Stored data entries
= = = =

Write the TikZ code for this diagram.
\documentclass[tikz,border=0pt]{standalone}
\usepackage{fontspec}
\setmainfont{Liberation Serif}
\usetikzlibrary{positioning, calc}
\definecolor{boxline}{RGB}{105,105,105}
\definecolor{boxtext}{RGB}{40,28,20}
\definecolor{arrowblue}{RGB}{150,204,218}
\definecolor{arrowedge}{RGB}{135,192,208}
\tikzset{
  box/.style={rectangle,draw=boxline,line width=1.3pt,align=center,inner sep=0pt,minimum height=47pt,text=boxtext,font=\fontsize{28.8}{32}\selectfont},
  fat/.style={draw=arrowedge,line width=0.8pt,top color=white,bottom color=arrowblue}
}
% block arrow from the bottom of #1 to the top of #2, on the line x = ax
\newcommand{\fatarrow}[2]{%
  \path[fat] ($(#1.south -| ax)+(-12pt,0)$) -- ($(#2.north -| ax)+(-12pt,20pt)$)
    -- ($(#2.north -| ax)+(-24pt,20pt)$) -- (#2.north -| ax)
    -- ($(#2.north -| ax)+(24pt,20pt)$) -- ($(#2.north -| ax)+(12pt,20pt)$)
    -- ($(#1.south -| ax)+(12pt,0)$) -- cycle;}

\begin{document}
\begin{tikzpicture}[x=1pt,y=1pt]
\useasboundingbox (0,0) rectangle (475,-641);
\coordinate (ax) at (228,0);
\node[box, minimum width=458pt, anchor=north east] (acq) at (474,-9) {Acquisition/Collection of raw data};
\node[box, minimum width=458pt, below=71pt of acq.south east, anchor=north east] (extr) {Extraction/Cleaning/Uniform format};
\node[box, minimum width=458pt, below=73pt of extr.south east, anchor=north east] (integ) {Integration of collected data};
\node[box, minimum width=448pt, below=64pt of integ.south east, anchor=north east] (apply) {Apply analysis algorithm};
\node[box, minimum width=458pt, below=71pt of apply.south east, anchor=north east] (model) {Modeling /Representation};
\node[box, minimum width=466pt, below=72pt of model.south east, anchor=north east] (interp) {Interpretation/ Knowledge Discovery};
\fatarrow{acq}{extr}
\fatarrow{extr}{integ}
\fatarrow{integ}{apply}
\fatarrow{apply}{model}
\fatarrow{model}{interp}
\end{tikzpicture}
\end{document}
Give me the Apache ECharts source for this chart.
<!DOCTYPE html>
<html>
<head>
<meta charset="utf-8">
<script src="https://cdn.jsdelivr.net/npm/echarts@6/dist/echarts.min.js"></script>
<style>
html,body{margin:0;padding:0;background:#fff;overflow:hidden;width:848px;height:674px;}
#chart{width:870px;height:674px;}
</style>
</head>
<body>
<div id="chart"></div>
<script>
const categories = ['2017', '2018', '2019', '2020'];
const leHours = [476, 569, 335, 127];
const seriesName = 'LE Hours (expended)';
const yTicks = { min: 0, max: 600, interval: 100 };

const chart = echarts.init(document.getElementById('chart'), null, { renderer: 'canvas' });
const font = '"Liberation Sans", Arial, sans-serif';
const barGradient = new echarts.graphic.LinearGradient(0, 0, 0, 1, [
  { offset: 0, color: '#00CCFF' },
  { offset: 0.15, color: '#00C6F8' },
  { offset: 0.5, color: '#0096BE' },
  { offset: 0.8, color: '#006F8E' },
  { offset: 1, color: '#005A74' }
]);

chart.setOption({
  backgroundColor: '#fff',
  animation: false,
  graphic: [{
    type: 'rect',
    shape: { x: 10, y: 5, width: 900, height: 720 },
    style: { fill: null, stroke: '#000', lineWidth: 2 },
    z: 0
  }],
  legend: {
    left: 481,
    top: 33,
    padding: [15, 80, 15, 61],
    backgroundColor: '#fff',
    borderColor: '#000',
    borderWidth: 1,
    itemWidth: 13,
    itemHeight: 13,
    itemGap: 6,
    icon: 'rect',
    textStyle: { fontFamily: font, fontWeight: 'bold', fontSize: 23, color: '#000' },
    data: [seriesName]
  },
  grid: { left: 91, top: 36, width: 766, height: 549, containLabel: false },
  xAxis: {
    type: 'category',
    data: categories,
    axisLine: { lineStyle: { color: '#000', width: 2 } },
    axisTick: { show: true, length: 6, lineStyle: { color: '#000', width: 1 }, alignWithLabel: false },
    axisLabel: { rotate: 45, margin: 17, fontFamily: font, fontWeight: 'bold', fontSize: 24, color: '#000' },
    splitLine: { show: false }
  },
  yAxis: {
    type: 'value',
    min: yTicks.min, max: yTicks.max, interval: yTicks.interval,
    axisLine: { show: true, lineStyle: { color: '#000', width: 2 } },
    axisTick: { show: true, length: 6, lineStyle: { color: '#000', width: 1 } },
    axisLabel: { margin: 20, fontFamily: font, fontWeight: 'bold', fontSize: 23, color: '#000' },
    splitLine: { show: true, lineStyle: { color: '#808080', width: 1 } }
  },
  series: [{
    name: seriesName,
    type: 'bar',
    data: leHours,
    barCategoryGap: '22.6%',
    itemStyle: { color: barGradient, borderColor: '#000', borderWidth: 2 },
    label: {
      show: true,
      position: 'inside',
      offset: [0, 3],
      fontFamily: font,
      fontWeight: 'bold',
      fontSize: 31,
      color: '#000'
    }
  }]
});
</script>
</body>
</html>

= = = =

From the listing above, reproduce all the lines exactly.

Written reply —
Write the TikZ code for this diagram.
\documentclass[tikz,border=0pt]{standalone}
\usepackage{fontspec}
\setmainfont{Liberation Serif}
\usetikzlibrary{positioning, calc}
\definecolor{boxline}{RGB}{105,105,105}
\definecolor{boxtext}{RGB}{40,28,20}
\definecolor{arrowblue}{RGB}{150,204,218}
\definecolor{arrowedge}{RGB}{135,192,208}
\tikzset{
  box/.style={rectangle,draw=boxline,line width=1.3pt,align=center,inner sep=0pt,minimum height=47pt,text=boxtext,font=\fontsize{28.8}{32}\selectfont},
  fat/.style={draw=arrowedge,line width=0.8pt,top color=white,bottom color=arrowblue}
}
% block arrow from the bottom of #1 to the top of #2, on the line x = ax
\newcommand{\fatarrow}[2]{%
  \path[fat] ($(#1.south -| ax)+(-12pt,0)$) -- ($(#2.north -| ax)+(-12pt,20pt)$)
    -- ($(#2.north -| ax)+(-24pt,20pt)$) -- (#2.north -| ax)
    -- ($(#2.north -| ax)+(24pt,20pt)$) -- ($(#2.north -| ax)+(12pt,20pt)$)
    -- ($(#1.south -| ax)+(12pt,0)$) -- cycle;}

\begin{document}
\begin{tikzpicture}[x=1pt,y=1pt]
\useasboundingbox (0,0) rectangle (475,-641);
\coordinate (ax) at (228,0);
\node[box, minimum width=458pt, anchor=north east] (acq) at (474,-9) {Acquisition/Collection of raw data};
\node[box, minimum width=458pt, below=71pt of acq.south east, anchor=north east] (extr) {Extraction/Cleaning/Uniform format};
\node[box, minimum width=458pt, below=73pt of extr.south east, anchor=north east] (integ) {Integration of collected data};
\node[box, minimum width=448pt, below=64pt of integ.south east, anchor=north east] (apply) {Apply analysis algorithm};
\node[box, minimum width=458pt, below=71pt of apply.south east, anchor=north east] (model) {Modeling /Representation};
\node[box, minimum width=466pt, below=72pt of model.south east, anchor=north east] (interp) {Interpretation/ Knowledge Discovery};
\fatarrow{acq}{extr}
\fatarrow{extr}{integ}
\fatarrow{integ}{apply}
\fatarrow{apply}{model}
\fatarrow{model}{interp}
\end{tikzpicture}
\end{document}
Give me the Apache ECharts source for this chart.
<!DOCTYPE html>
<html>
<head>
<meta charset="utf-8">
<script src="https://cdn.jsdelivr.net/npm/echarts@6/dist/echarts.min.js"></script>
<style>
html,body{margin:0;padding:0;background:#fff;overflow:hidden;width:848px;height:674px;}
#chart{width:870px;height:674px;}
</style>
</head>
<body>
<div id="chart"></div>
<script>
const categories = ['2017', '2018', '2019', '2020'];
const leHours = [476, 569, 335, 127];
const seriesName = 'LE Hours (expended)';
const yTicks = { min: 0, max: 600, interval: 100 };

const chart = echarts.init(document.getElementById('chart'), null, { renderer: 'canvas' });
const font = '"Liberation Sans", Arial, sans-serif';
const barGradient = new echarts.graphic.LinearGradient(0, 0, 0, 1, [
  { offset: 0, color: '#00CCFF' },
  { offset: 0.15, color: '#00C6F8' },
  { offset: 0.5, color: '#0096BE' },
  { offset: 0.8, color: '#006F8E' },
  { offset: 1, color: '#005A74' }
]);

chart.setOption({
  backgroundColor: '#fff',
  animation: false,
  graphic: [{
    type: 'rect',
    shape: { x: 10, y: 5, width: 900, height: 720 },
    style: { fill: null, stroke: '#000', lineWidth: 2 },
    z: 0
  }],
  legend: {
    left: 481,
    top: 33,
    padding: [15, 80, 15, 61],
    backgroundColor: '#fff',
    borderColor: '#000',
    borderWidth: 1,
    itemWidth: 13,
    itemHeight: 13,
    itemGap: 6,
    icon: 'rect',
    textStyle: { fontFamily: font, fontWeight: 'bold', fontSize: 23, color: '#000' },
    data: [seriesName]
  },
  grid: { left: 91, top: 36, width: 766, height: 549, containLabel: false },
  xAxis: {
    type: 'category',
    data: categories,
    axisLine: { lineStyle: { color: '#000', width: 2 } },
    axisTick: { show: true, length: 6, lineStyle: { color: '#000', width: 1 }, alignWithLabel: false },
    axisLabel: { rotate: 45, margin: 17, fontFamily: font, fontWeight: 'bold', fontSize: 24, color: '#000' },
    splitLine: { show: false }
  },
  yAxis: {
    type: 'value',
    min: yTicks.min, max: yTicks.max, interval: yTicks.interval,
    axisLine: { show: true, lineStyle: { color: '#000', width: 2 } },
    axisTick: { show: true, length: 6, lineStyle: { color: '#000', width: 1 } },
    axisLabel: { margin: 20, fontFamily: font, fontWeight: 'bold', fontSize: 23, color: '#000' },
    splitLine: { show: true, lineStyle: { color: '#808080', width: 1 } }
  },
  series: [{
    name: seriesName,
    type: 'bar',
    data: leHours,
    barCategoryGap: '22.6%',
    itemStyle: { color: barGradient, borderColor: '#000', borderWidth: 2 },
    label: {
      show: true,
      position: 'inside',
      offset: [0, 3],
      fontFamily: font,
      fontWeight: 'bold',
      fontSize: 31,
      color: '#000'
    }
  }]
});
</script>
</body>
</html>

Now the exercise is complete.